The Mazi Nnamdi Kanu Global Defence Consortium has said the case of the Leader of the Indigenous People of Biafra, IPOB, has demonstrated why all Nigerians must become legally literate.
The defence team, comprising lawyers fighting for Kanu’s freedom, spoke after the IPOB leader filed a motion asking the Abuja Federal High Court to transfer him from the Sokoto custodial centre to the Federal Capital Territory, FCT, for his life prison sentence.
Kanu, who was convicted on terrorism charges by Justice James Omotosho on November 20, 2025, is currently serving the sentence at the Sokoto prison.
In a statement issued by Barrister Njoku Jude Njoku, the defence team noted that the Abuja Federal High Court’s decision to convict Kanu on what it described as a repealed law has made it imperative that Nigerians must now become legally literate “by force”.
The statement said, “A dangerous thing is happening in Nigeria, and Mazi Nnamdi Kanu’s case has exposed it in broad daylight: our judiciary has become so comfortable distorting common sense that ordinary citizens must now become legally literate by force just to protect themselves.
“For years, the courts hid behind robes, wigs, Latin maxims, and intimidating jargon to shield the public from understanding how power truly works. But the monstrosity that emerged on 20 November 2025 — when Justice James Omotosho convicted Nnamdi Kanu under a law repealed three years earlier — has forced Nigerians into a crash-course in legal survival.
“And for once, Nigerians are asking the right question. How can you convict a man in 2025 under a law National Assembly buried in 2022?”
Kanu and his defence team had argued that the Terrorism Prevention Amendment Act 2013, under which he was charged, has been repealed by the Terrorism (Prevention and Prohibition Act) 2022.
Noting that a law dies when it is repealed by the National Assembly, the lawyer stressed that “You cannot try a man under a dead law and Nigerian courts have said it over and over again.”
According to him, the Supreme Court made the declaration in a landmark case – A.G. Lagos State v. Dosunmu, where the apex court held that once a law is repealed, it ceases to exist for all future purposes.
“Meaning you cannot charge under it,
you cannot try under it, and you cannot convict under it,” he stated.
Noting that Kanu’s conviction was built on Section 98(3) of the Terrorism (Prevention and Prohibition) Act 2022, the defence team argued that the judge “conveniently ignored Section 97” which stipulated that any trial shall be continued and completed under the Act.
“The trial in Kanu’s case restarted in March 2025. By law, it must proceed under the 2022 Act,” Njoku said, stating that Section 98(3) does not authorize a 2025 conviction under a 2013 law, as it does not override Section 97.
The statement further observed that Nigerian judges have over the years adopted a formula of intimidating the public with complex language until they stop asking questions. However, it noted that the situation has changed with Kanu’s case as Nigerians are now “forced to become lawyers” due to exposure to legal knowledge.

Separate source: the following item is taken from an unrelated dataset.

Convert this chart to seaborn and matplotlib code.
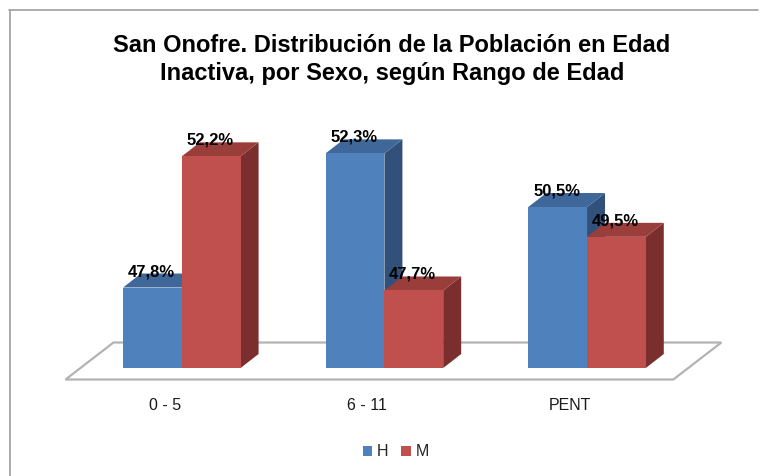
import matplotlib
matplotlib.use('Agg')
import matplotlib.pyplot as plt
import seaborn as sns
import pandas as pd
from matplotlib.patches import Polygon, Rectangle
from matplotlib.lines import Line2D
from matplotlib.colors import to_hex
from matplotlib.transforms import IdentityTransform, offset_copy

# data
rangos = ['0 - 5', '6 - 11', 'PENT']
hombres = [47.8, 52.3, 50.5]
mujeres = [52.2, 47.7, 49.5]
sexos = ['H', 'M']

titulo = "San Onofre. Distribución de la Población en Edad\nInactiva, por Sexo, según Rango de Edad"

colores = {'H': '#4F81BD', 'M': '#C0504D'}
techo = {'H': '#3F679A', 'M': '#9A3E3C'}
lado = {'H': '#31507A', 'M': '#7A2E2D'}

sns.set_theme(style="white")
plt.rcParams['font.family'] = ['Liberation Sans', 'DejaVu Sans']

W, H = 768, 476
fig = plt.figure(figsize=(W / 100, H / 100), dpi=100)
fig.patch.set_facecolor('white')
ax = fig.add_axes([40 / W, (H - 368) / H, 700 / W, 268 / H])

df = pd.DataFrame({
    'rango': rangos * 2,
    'sexo': ['H'] * len(hombres) + ['M'] * len(mujeres),
    'valor': hombres + mujeres,
})

sns.barplot(data=df, x='rango', y='valor', hue='sexo', hue_order=sexos,
            palette=colores, width=0.58, saturation=1, errorbar=None,
            linewidth=0, ax=ax)

base = 45.1
ax.set_xlim(-0.70, 2.755)
ax.set_ylim(base, 54.09)
ax.set_autoscale_on(False)
ax.patch.set_visible(False)
for s in ax.spines.values():
    s.set_visible(False)
ax.set_xlabel('')
ax.set_ylabel('')
posiciones = list(ax.get_xticks())
ax.set_xticks([])
ax.set_yticks([])

barras = [p for p in ax.patches
          if isinstance(p, Rectangle) and p.get_width() > 0 and p.get_height() > 0]

ident = IdentityTransform()

# floor of the 3d plot
xl, yb = ax.transData.transform((-0.5, base))
xr, _ = ax.transData.transform((2.5, base))
piso = [(xl + 9 - 24, yb + 7 - 18.5), (xr + 9 - 24, yb + 7 - 18.5),
        (xr + 9 + 24, yb + 7 + 18.5), (xl + 9 + 24, yb + 7 + 18.5)]
ax.add_patch(Polygon(piso, closed=True, transform=ident, facecolor='white',
                     edgecolor='#b3b3b3', lw=1.6, zorder=0.2, clip_on=False))

# depth faces for every bar
dx, dy = 18, 14
for p in barras:
    hx = to_hex(p.get_facecolor())
    sx = 'H' if hx.lower() == colores['H'].lower() else 'M'
    x0, w, v = p.get_x(), p.get_width(), p.get_height()
    X0, Yb = ax.transData.transform((x0, base))
    X1, Yt = ax.transData.transform((x0 + w, v))
    cara = [(X1, Yb), (X1 + dx, Yb + dy), (X1 + dx, Yt + dy), (X1, Yt)]
    tapa = [(X0, Yt), (X1, Yt), (X1 + dx, Yt + dy), (X0 + dx, Yt + dy)]
    ax.add_patch(Polygon(cara, closed=True, transform=ident, facecolor=lado[sx],
                         lw=0, zorder=0.5, clip_on=False))
    ax.add_patch(Polygon(tapa, closed=True, transform=ident, facecolor=techo[sx],
                         lw=0, zorder=0.5, clip_on=False))
    etiqueta = f"{v:.1f}".replace('.', ',') + '%'
    ax.text(x0 + w / 2, v, etiqueta, ha='center', va='center',
            fontsize=12, fontweight='bold', color='black', zorder=5,
            transform=offset_copy(ax.transData, fig=fig, x=-1, y=16, units='dots'))

# category labels
for xpos, r in zip(posiciones, rangos):
    ax.text(xpos, base, r, ha='center', va='center', fontsize=11.5, color='#1a1a1a',
            transform=offset_copy(ax.transData, fig=fig, x=-17, y=-37, units='dots'))

sns.move_legend(ax, loc='center', bbox_to_anchor=(396 / W, 1 - 452 / H),
                bbox_transform=fig.transFigure, ncol=2, frameon=False, title=None,
                fontsize=11.5, handlelength=0.6, handleheight=0.6,
                handletextpad=0.3, columnspacing=0.8)

fig.text(392 / W, 1 - 59.5 / H, titulo, ha='center', va='center', fontsize=17,
         fontweight='bold', linespacing=1.28, color='black')

# chart frame (left and top edges visible)
fig.add_artist(Line2D([9.5, 9.5], [0, H - 10], transform=ident, color='#a6a6a6', lw=1.3))
fig.add_artist(Line2D([9, 758], [H - 10, H - 10], transform=ident, color='#a6a6a6', lw=1.3))

fig.savefig('out.png', dpi=100)
plt.close()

“Nnamdi Kanu’s case has backfired spectacularly. The courts have forced Nigerians to become lawyers — for survival. This era of judicial mystification is dying. Kanu’s case is the breaking point. It has forced ordinary Nigerians to open the statutes themselves. And when the people read the law directly, without judicial distortion, the entire edifice of manipulation crumbles,” the statement said.

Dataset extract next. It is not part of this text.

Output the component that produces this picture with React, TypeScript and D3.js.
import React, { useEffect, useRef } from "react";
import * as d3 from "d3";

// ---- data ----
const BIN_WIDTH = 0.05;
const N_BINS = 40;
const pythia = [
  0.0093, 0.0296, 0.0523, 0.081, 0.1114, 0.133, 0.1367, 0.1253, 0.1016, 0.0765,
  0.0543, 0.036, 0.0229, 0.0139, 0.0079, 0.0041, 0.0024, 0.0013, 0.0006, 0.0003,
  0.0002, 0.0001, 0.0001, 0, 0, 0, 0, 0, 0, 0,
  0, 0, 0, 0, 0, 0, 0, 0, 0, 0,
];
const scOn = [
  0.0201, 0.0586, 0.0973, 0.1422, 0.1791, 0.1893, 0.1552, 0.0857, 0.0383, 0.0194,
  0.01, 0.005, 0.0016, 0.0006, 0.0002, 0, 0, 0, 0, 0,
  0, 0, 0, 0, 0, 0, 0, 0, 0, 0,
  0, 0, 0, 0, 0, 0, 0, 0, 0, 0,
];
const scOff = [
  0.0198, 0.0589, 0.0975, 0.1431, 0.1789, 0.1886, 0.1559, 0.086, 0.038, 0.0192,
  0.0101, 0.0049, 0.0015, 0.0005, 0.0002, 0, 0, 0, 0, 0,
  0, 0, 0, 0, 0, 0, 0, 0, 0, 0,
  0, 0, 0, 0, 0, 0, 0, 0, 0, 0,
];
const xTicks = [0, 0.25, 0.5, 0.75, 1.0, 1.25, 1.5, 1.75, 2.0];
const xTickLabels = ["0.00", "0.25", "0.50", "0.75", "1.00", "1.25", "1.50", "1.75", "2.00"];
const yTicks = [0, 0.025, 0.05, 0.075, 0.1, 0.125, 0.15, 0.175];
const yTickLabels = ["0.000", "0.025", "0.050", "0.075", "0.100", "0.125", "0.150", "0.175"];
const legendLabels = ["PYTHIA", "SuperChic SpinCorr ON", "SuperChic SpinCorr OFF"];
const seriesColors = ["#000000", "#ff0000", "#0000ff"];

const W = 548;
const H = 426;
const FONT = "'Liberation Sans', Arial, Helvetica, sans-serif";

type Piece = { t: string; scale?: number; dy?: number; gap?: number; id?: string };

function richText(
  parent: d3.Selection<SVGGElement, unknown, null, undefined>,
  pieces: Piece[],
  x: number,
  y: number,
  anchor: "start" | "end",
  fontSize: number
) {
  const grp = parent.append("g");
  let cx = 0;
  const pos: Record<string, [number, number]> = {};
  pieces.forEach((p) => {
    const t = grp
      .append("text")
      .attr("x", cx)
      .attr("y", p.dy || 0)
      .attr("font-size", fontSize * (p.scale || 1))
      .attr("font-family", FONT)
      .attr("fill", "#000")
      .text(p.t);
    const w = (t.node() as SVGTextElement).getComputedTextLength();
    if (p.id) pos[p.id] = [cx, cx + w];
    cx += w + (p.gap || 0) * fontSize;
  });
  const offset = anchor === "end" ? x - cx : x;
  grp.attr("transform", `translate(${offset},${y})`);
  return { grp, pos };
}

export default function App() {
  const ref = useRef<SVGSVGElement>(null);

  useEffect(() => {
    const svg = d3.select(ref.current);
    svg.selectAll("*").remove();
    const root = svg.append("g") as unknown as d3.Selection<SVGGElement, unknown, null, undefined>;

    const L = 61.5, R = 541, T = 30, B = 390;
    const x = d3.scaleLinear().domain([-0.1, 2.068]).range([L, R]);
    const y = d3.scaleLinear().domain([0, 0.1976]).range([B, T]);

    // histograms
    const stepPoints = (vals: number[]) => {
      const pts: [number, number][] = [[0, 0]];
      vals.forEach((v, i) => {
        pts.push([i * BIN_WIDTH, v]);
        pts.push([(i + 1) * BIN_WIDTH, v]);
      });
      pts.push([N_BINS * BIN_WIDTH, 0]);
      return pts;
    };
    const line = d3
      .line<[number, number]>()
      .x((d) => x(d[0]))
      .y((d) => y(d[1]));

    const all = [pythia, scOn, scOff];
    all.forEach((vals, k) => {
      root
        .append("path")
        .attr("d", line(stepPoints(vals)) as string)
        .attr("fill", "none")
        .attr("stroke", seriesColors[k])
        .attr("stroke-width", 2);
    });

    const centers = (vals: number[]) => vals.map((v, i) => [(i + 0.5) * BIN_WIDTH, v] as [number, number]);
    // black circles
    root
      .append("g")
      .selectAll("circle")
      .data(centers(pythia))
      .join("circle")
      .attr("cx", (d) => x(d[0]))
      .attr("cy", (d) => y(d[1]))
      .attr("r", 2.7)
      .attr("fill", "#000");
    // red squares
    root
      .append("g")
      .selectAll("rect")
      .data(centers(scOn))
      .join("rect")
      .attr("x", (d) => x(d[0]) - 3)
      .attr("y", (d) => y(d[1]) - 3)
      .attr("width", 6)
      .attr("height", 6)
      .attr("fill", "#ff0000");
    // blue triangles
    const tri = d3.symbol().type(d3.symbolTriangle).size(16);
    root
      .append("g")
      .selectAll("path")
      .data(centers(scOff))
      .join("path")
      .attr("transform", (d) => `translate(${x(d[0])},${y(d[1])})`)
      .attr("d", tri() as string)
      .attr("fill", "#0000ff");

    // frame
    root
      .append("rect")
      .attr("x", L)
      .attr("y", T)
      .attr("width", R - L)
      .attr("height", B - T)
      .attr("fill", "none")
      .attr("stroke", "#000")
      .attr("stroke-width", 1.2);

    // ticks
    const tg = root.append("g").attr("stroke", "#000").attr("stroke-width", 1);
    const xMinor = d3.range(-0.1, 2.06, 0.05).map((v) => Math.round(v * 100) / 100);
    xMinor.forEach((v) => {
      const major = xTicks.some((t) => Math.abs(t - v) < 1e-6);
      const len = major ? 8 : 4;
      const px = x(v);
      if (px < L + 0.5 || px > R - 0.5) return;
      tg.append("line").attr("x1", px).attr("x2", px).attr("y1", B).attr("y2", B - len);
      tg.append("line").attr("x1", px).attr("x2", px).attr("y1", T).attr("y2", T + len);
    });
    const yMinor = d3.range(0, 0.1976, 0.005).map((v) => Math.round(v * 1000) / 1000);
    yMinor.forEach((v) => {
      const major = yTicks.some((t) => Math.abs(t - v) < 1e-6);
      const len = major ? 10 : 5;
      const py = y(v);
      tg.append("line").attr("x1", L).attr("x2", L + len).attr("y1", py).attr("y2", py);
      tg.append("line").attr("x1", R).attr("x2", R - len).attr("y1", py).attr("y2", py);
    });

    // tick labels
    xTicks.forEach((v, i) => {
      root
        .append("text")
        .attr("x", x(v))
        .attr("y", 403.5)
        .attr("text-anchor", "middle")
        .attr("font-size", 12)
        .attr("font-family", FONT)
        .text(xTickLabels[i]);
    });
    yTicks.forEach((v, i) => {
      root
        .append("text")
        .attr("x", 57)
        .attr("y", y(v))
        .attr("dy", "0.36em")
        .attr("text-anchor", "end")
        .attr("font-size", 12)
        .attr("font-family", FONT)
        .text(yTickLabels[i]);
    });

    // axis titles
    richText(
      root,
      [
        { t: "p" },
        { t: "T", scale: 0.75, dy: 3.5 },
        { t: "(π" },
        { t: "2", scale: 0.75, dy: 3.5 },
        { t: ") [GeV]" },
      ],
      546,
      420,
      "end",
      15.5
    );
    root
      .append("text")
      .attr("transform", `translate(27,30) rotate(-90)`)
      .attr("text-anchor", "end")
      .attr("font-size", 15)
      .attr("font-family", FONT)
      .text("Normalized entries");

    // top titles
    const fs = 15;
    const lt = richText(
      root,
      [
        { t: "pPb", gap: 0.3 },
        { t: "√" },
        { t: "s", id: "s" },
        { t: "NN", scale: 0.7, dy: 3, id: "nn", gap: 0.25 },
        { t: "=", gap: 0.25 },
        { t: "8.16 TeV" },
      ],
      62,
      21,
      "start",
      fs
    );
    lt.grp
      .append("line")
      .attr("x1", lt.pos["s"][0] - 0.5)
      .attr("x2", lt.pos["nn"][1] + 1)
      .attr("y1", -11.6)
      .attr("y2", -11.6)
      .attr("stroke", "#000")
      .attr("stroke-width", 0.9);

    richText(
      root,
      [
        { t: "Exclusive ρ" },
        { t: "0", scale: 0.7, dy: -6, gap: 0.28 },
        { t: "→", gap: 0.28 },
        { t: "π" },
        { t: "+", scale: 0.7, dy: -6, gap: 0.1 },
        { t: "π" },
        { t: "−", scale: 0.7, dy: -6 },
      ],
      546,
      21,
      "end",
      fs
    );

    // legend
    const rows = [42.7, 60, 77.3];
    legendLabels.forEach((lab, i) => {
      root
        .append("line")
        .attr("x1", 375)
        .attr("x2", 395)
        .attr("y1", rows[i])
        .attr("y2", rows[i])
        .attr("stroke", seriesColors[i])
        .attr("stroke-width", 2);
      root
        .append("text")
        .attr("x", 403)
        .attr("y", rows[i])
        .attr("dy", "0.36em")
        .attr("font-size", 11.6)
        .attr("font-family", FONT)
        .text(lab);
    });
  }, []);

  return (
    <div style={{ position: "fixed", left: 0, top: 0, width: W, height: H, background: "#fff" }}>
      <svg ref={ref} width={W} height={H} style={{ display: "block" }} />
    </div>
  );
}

The Mazi Nnamdi Kanu Global Defence Consortium expressed confidence that Kanu’s conviction will be overturned by the Court of Appeal.
Njoku argued that if the Court of Appeal upholds the conviction, it would overthrow every repeal rule in Nigerian jurisprudence, contradict the Constitution and Supreme Court precedents, and drag Nigeria into global ridicule.
“It is legally impossible to sustain the judgment without committing intellectual dishonesty on a national scale. Kanu’s case is not just a legal battle. It is a national awakening,” the statement added.